Robert Reich: The only way to get big companies like these to change their behavior is to make the individuals responsible feel the heat.

Earlier this week the Justice Department announced a $3 billion settlement of criminal and civil charges against pharma giant GlaxoSmithKline — the largest pharmaceutical settlement in history — for improper marketing prescription drugs in the late 1990s to the mid-2000s.

The charges are deadly serious. Among other things, Glaxo was charged with promoting to kids under 18 an antidepressant approved only for adults; pushing two other antidepressants for unapproved purposes, including remedying sexual dysfunction; and, to further boost sales of prescription drugs, showering doctors with gifts, consulting contracts, speaking fees, even tickets to sporting events.

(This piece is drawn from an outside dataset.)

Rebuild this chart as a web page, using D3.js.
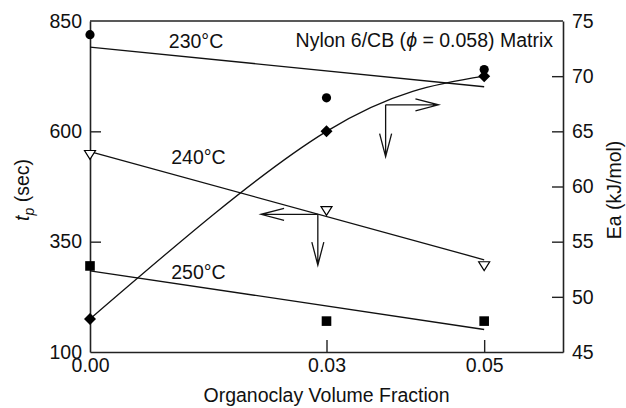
<!DOCTYPE html>
<html>
<head>
<meta charset="utf-8">
<script src="https://cdn.jsdelivr.net/npm/d3@7"></script>
<style>
  body { margin: 0; background: #fff; }
  text { font-family: "Liberation Sans", Arial, Helvetica, sans-serif; fill: #111; }
</style>
</head>
<body>
<svg id="root" width="626" height="408"></svg>
<script>
// organoclay volume fraction
const fractions = [0, 0.03, 0.05];

// tp (sec), left axis
const tp230 = [819, 676, 740];
const tp240 = [547, 420, 295];
const tp250 = [295, 170, 170];

// Ea (kJ/mol), right axis
const ea = [48, 65, 70];

// fitted lines, values at x = 0 and x = 0.05
const fitX = [0, 0.05];
const fit230 = [791, 701];
const fit240 = [554, 309];
const fit250 = [284, 151];

const tpTicks = [100, 350, 600, 850];
const eaTicks = [45, 50, 55, 60, 65, 70, 75];
const xTicks = [0, 0.03, 0.05];

const lineLabels = [
    { text: "230°C", x: 0.0100, tp: 788 },
    { text: "240°C", x: 0.0103, tp: 525 },
    { text: "250°C", x: 0.0103, tp: 266 },
];

// arrows: corner, horizontal end, vertical end
const eaArrow = { x: 0.0375, ea: 67.4, xEnd: 0.0442, eaEnd: 62.7 };
const tpArrow = { x: 0.0289, tp: 412, xEnd: 0.0217, tpEnd: 297 };

const main = () => {
    const svg = d3.select("#root");

    const margin = { top: 21, left: 90, bottom: 56, right: 63 };
    const dimensions = { width: 626, height: 408 };
    const font = "19.5px";

    const xScale = d3
        .scaleLinear()
        .domain([0, 0.06])
        .range([margin.left, dimensions.width - margin.right]);
    const tpScale = d3
        .scaleLinear()
        .domain([100, 850])
        .range([dimensions.height - margin.bottom, margin.top]);
    const eaScale = d3
        .scaleLinear()
        .domain([45, 75])
        .range([dimensions.height - margin.bottom, margin.top]);

    const x0 = margin.left;
    const x1 = dimensions.width - margin.right;
    const y0 = margin.top;
    const y1 = dimensions.height - margin.bottom;

    const styleAxis = (g) => {
        g.selectAll("path.domain").attr("stroke", "#222").attr("stroke-width", 1.6);
        g.selectAll(".tick line").attr("stroke", "#222").attr("stroke-width", 1.4);
        g.selectAll("text").style("font-size", font).attr("fill", "#111");
    };

    // top border
    svg.append("line")
        .attr("x1", x0).attr("x2", x1)
        .attr("y1", y0).attr("y2", y0)
        .attr("stroke", "#222").attr("stroke-width", 1.6);

    svg.append("g")
        .attr("transform", `translate(${x0},0)`)
        .call(d3.axisLeft(tpScale).tickValues(tpTicks).tickSizeInner(-11).tickSizeOuter(0).tickPadding(8))
        .call(styleAxis)
        .call((g) => g.selectAll(".tick line").filter((d) => d == 100 || d == 850).remove());

    svg.append("g")
        .attr("transform", `translate(${x1},0)`)
        .call(d3.axisRight(eaScale).tickValues(eaTicks).tickSizeInner(-11).tickSizeOuter(0).tickPadding(9))
        .call(styleAxis)
        .call((g) => g.selectAll(".tick line").filter((d) => d == 45 || d == 75).remove());

    svg.append("g")
        .attr("transform", `translate(0,${y1})`)
        .call(d3.axisBottom(xScale).tickValues(xTicks).tickFormat(d3.format(".2f")).tickSizeInner(-12).tickSizeOuter(0).tickPadding(6))
        .call(styleAxis)
        .call((g) => g.selectAll(".tick line").filter((d) => d == 0).remove());

    // axis titles
    svg.append("text")
        .attr("x", (x0 + x1) / 2)
        .attr("y", 402)
        .attr("text-anchor", "middle")
        .style("font-size", font)
        .text("Organoclay Volume Fraction");

    const tpLabel = svg.append("text")
        .attr("transform", "translate(29,190) rotate(-90)")
        .attr("text-anchor", "middle")
        .style("font-size", font);
    tpLabel.append("tspan").style("font-style", "italic").text("t");
    tpLabel.append("tspan").style("font-style", "italic").style("font-size", "14px").attr("dy", 5).text("p");
    tpLabel.append("tspan").attr("dy", -5).text(" (sec)");

    svg.append("text")
        .attr("transform", "translate(621,190) rotate(-90)")
        .attr("text-anchor", "middle")
        .style("font-size", font)
        .text("Ea (kJ/mol)");

    const title = svg.append("text")
        .attr("x", 553)
        .attr("y", 47)
        .attr("text-anchor", "end")
        .style("font-size", font);
    title.append("tspan").text("Nylon 6/CB (");
    title.append("tspan").style("font-style", "italic").text("ϕ");
    title.append("tspan").text(" = 0.058) Matrix");

    svg.selectAll("text.line-label")
        .data(lineLabels)
        .join("text")
        .attr("class", "line-label")
        .attr("x", (d) => xScale(d.x))
        .attr("y", (d) => tpScale(d.tp))
        .style("font-size", font)
        .text((d) => d.text);

    // fitted lines
    const fitLine = d3.line()
        .x((d, i) => xScale(fitX[i]))
        .y((d) => tpScale(d));
    [fit230, fit240, fit250].forEach((fit) => {
        svg.append("path")
            .attr("d", fitLine(fit))
            .attr("fill", "none")
            .attr("stroke", "#111")
            .attr("stroke-width", 1.3);
    });

    // Ea curve through the diamonds
    const eaLine = d3.line()
        .x((d, i) => xScale(fractions[i]))
        .y((d) => eaScale(d))
        .curve(d3.curveNatural);
    svg.append("path")
        .attr("d", eaLine(ea))
        .attr("fill", "none")
        .attr("stroke", "#111")
        .attr("stroke-width", 1.3);

    // arrows
    const arrow = (ax, ay, bx, by) => {
        const len = Math.hypot(bx - ax, by - ay);
        const ux = (bx - ax) / len;
        const uy = (by - ay) / len;
        const hl = 23, hw = 6;
        svg.append("path")
            .attr("d", `M${ax},${ay}L${bx},${by}` +
                `M${bx - ux * hl - uy * hw},${by - uy * hl + ux * hw}L${bx},${by}` +
                `L${bx - ux * hl + uy * hw},${by - uy * hl - ux * hw}`)
            .attr("fill", "none")
            .attr("stroke", "#111")
            .attr("stroke-width", 1.3);
    };
    const ea1x = xScale(eaArrow.x), ea1y = eaScale(eaArrow.ea);
    arrow(ea1x, ea1y, xScale(eaArrow.xEnd), ea1y);
    arrow(ea1x, ea1y, ea1x, eaScale(eaArrow.eaEnd));
    const tp1x = xScale(tpArrow.x), tp1y = tpScale(tpArrow.tp);
    arrow(tp1x, tp1y, xScale(tpArrow.xEnd), tp1y);
    arrow(tp1x, tp1y, tp1x, tpScale(tpArrow.tpEnd));

    // markers
    svg.selectAll("circle.m230")
        .data(tp230)
        .join("circle")
        .attr("class", "m230")
        .attr("cx", (d, i) => xScale(fractions[i]))
        .attr("cy", (d) => tpScale(d))
        .attr("r", 4.6)
        .attr("fill", "#000");

    svg.selectAll("path.m240")
        .data(tp240)
        .join("path")
        .attr("class", "m240")
        .attr("transform", (d, i) => `translate(${xScale(fractions[i])},${tpScale(d)})`)
        .attr("d", "M-5.5,-4.2L5.5,-4.2L0,4.6Z")
        .attr("fill", "#fff")
        .attr("stroke", "#000")
        .attr("stroke-width", 1.2);

    svg.selectAll("rect.m250")
        .data(tp250)
        .join("rect")
        .attr("class", "m250")
        .attr("x", (d, i) => xScale(fractions[i]) - 4.8)
        .attr("y", (d) => tpScale(d) - 4.8)
        .attr("width", 9.6)
        .attr("height", 9.6)
        .attr("fill", "#000");

    svg.selectAll("path.mea")
        .data(ea)
        .join("path")
        .attr("class", "mea")
        .attr("transform", (d, i) => `translate(${xScale(fractions[i])},${eaScale(d)})`)
        .attr("d", "M0,-6L6,0L0,6L-6,0Z")
        .attr("fill", "#000");
};

main();
</script>
</body>
</html>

$3 billion may sound like a lot of money, but during these years Glaxo made $27.5 billion on these three antidepressants alone, according to IMS Health, a data research firm — so the penalty could almost be considered a cost of doing business.

Besides, to the extent the penalty affects Glaxo’s profits and its share price, the wrong people will be feeling the financial pain. Most of today’s Glaxo shareholders bought into the company after the illegal profits were already built into the prices they paid for their shares.

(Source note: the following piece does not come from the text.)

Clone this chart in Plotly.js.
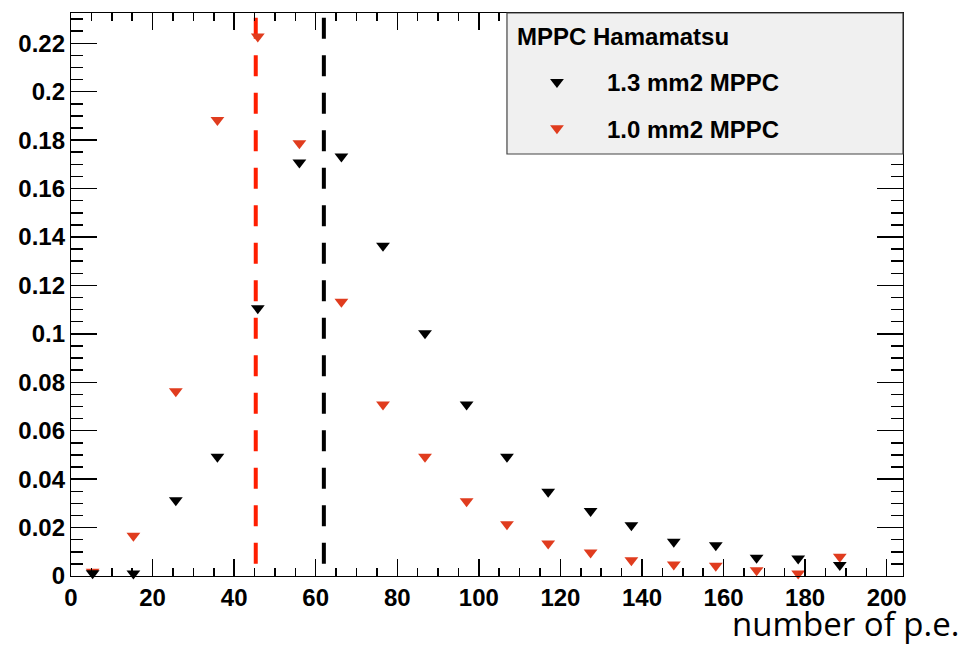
<!DOCTYPE html>
<html><head><meta charset="utf-8">
<script src="https://cdn.plot.ly/plotly-3.0.1.min.js"></script>
<style>body{margin:0;padding:0;background:#fff}#chart{width:961px;height:649px}</style>
</head><body><div id="chart"></div>
<script>
const peBins = [5.3, 15.3, 25.7, 35.9, 45.8, 56.0, 66.3, 76.5, 86.8, 97.0, 106.9, 117.0, 127.4, 137.4, 147.8, 158.1, 168.1, 178.3, 188.5];
const mppc13 = [0.0011, 0.0010, 0.0313, 0.0492, 0.1106, 0.1708, 0.1732, 0.1364, 0.1002, 0.0708, 0.0492, 0.0348, 0.0268, 0.0210, 0.0141, 0.0127, 0.0075, 0.0072, 0.0045];
const mppc10 = [0.0018, 0.0166, 0.0763, 0.1883, 0.2228, 0.1787, 0.1133, 0.0708, 0.0492, 0.0309, 0.0214, 0.0134, 0.0097, 0.0065, 0.0047, 0.0042, 0.0024, 0.0010, 0.0079];
const seriesNames = ['1.3 mm2 MPPC', '1.0 mm2 MPPC'];
const meanLines = [62.0, 45.3];
const legendTitle = 'MPPC Hamamatsu';
const xTitle = 'number of p.e.';
const xTickVals = [0, 20, 40, 60, 80, 100, 120, 140, 160, 180, 200];
const yTickVals = [0, 0.02, 0.04, 0.06, 0.08, 0.1, 0.12, 0.14, 0.16, 0.18, 0.2, 0.22];
const yTickText = ['0', '0.02', '0.04', '0.06', '0.08', '0.1', '0.12', '0.14', '0.16', '0.18', '0.2', '0.22'];

const BLACK = '#000000', RED = '#e03c1e', REDLINE = '#ff1e00';
const FAM = 'Liberation Sans, Arial, sans-serif';
const tickFont = {family: FAM, size: 24, weight: 'bold', color: '#000'};
const YMAX = 0.2325;

const traces = [
  {x: peBins, y: mppc10, name: seriesNames[1], type: 'scatter', mode: 'markers', cliponaxis: false, legendrank: 2, legendgroup: 'b',
   marker: {symbol: 'triangle-down', size: 12, color: RED}},
  {x: peBins, y: mppc13, name: seriesNames[0], type: 'scatter', mode: 'markers', cliponaxis: false, legendrank: 1, legendgroup: 'a',
   marker: {symbol: 'triangle-down', size: 12, color: BLACK}}
];

const layout = {
  width: 961, height: 649,
  margin: {l: 71, r: 58, t: 13, b: 73},
  paper_bgcolor: '#fff', plot_bgcolor: '#fff',
  showlegend: true,
  legend: {x: 0.524, xanchor: 'left', y: 0.9165, yanchor: 'top', bgcolor: 'rgba(0,0,0,0)', borderwidth: 0,
    itemwidth: 90, tracegroupgap: 12,
    font: {family: FAM, size: 24, weight: 'bold', color: '#000'}},
  xaxis: {range: [0, 204], showgrid: false, zeroline: false, showline: true, linecolor: '#000', linewidth: 1.2, mirror: 'ticks',
    ticks: 'inside', ticklen: 17, tickwidth: 1.5, tickcolor: '#000', tickvals: xTickVals, tickfont: tickFont,
    minor: {dtick: 5, ticks: 'inside', ticklen: 8, tickwidth: 1.5, tickcolor: '#000', showgrid: false}},
  yaxis: {range: [0, YMAX], showgrid: false, zeroline: false, showline: true, linecolor: '#000', linewidth: 1.2, mirror: 'ticks',
    ticks: 'inside', ticklen: 26, tickwidth: 1.5, tickcolor: '#000', tickvals: yTickVals, ticktext: yTickText, tickfont: tickFont,
    minor: {dtick: 0.005, ticks: 'inside', ticklen: 12, tickwidth: 1.5, tickcolor: '#000', showgrid: false}},
  shapes: [
    {type: 'line', layer: 'below', xref: 'x', yref: 'y', x0: meanLines[0], x1: meanLines[0], y0: 0.2305, y1: 0,
     line: {color: BLACK, width: 4, dash: '21px,16.5px'}},
    {type: 'line', layer: 'below', xref: 'x', yref: 'y', x0: meanLines[1], x1: meanLines[1], y0: 0.2305, y1: 0,
     line: {color: REDLINE, width: 4, dash: '21px,16.5px'}},
    {type: 'rect', layer: 'above', xref: 'paper', yref: 'paper', x0: 0.524, x1: 1, y0: 0.7496, y1: 1,
     fillcolor: '#f0f0f0', line: {color: '#444', width: 1.2}}
  ],
  annotations: [
    {text: legendTitle, xref: 'paper', yref: 'paper', x: 0.5335, y: 0.9574, xanchor: 'left', yanchor: 'middle', showarrow: false,
     font: {family: FAM, size: 24, weight: 'bold', color: '#000'}},
    {text: xTitle, xref: 'paper', yref: 'paper', x: 1.0695, y: -0.1279, xanchor: 'right', yanchor: 'bottom', showarrow: false,
     font: {family: 'Open Sans, Noto Sans, sans-serif', size: 33, color: '#000'}}
  ]
};

Plotly.newPlot('chart', traces, layout, {staticPlot: true});
</script>
</body></html>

Not a single executive has been charged — even though some charges against the company are criminal. Glaxo’s current CEO came on board after all this happened. Glaxo has agreed to reclaim the bonuses of any executives who engaged in or supervised illegal behavior, but the company hasn’t officially admitted to any wrongdoing – and without legal charges against any of executive it’s impossible to know whether Glaxo will follow through.

The Glaxo case is the latest and biggest in a series of Justice Department prosecutions of Big Pharma for illegal marketing prescription drugs. In May, Abbott Laboratories settled for $1.6 billion over its wrongful marketing of an antipsychotic. And an agreement with Johnson & Johnson is said to be imminent over its marketing of another antipsychotic, which could result in a fine of as much as $2 billion.

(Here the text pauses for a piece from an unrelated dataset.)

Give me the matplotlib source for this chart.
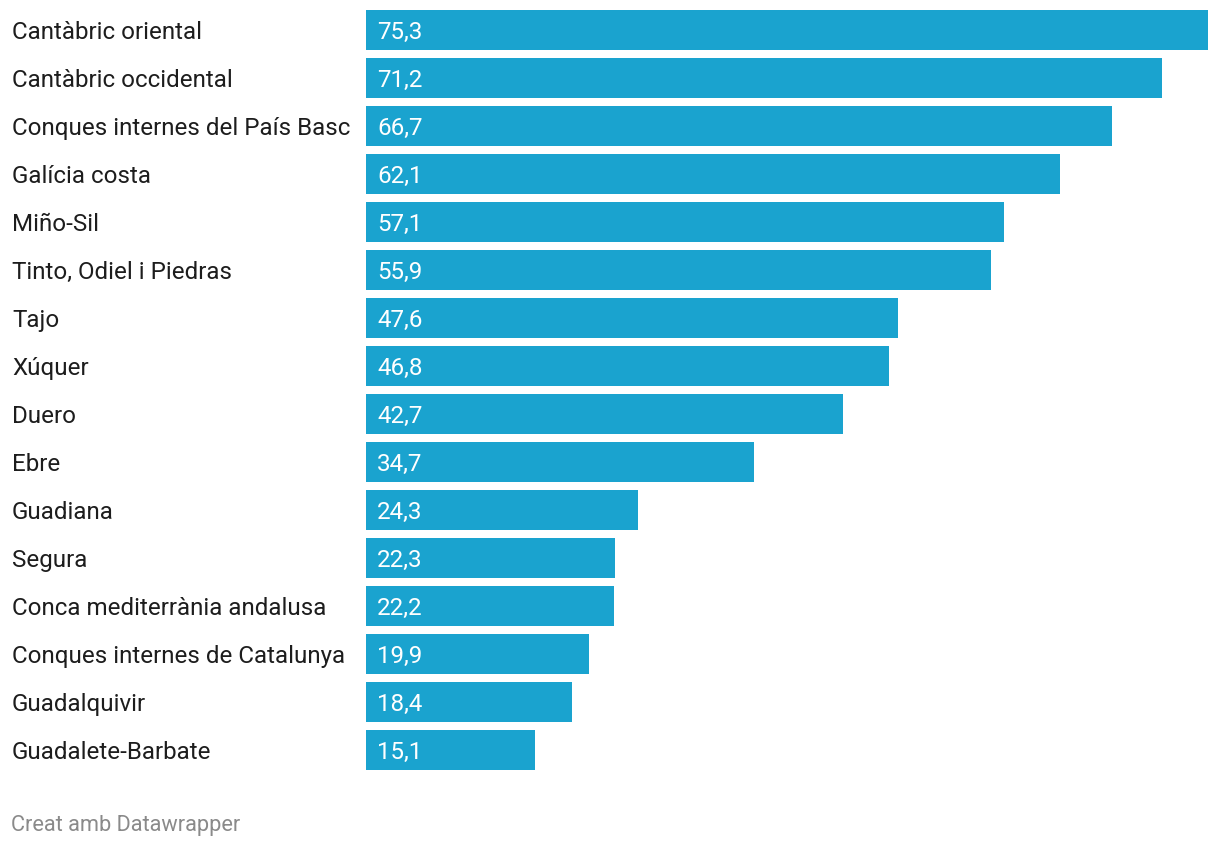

The Department says the prosecutions are well worth the effort. By one estimate it’s recovered more than $15 for every $1 it’s spent.

But what’s the point if the fines are small relative to the profits, if the wrong people are feeling the financial pinch, and if no executive is held accountable?

The only way to get big companies like these to change their behavior is to make the individuals responsible feel the heat.

An even more basic issue is why the advertising and marketing of prescription drugs is allowed at all, when consumers can’t buy them and shouldn’t be influencing doctor’s decisions anyway. Before 1997, the Food and Drug Administration banned such advertising on TV and radio. That ban should be resurrected.

Finally, there’s no good reason why doctors should be allowed to accept any perks at all from companies whose drugs they write prescriptions for. It’s an inherent conflict of interest. Codes of ethics that are supposed to limit such gifts obviously don’t work. All perks should be banned, and doctors that accept them should be subject to potential loss of their license to practice.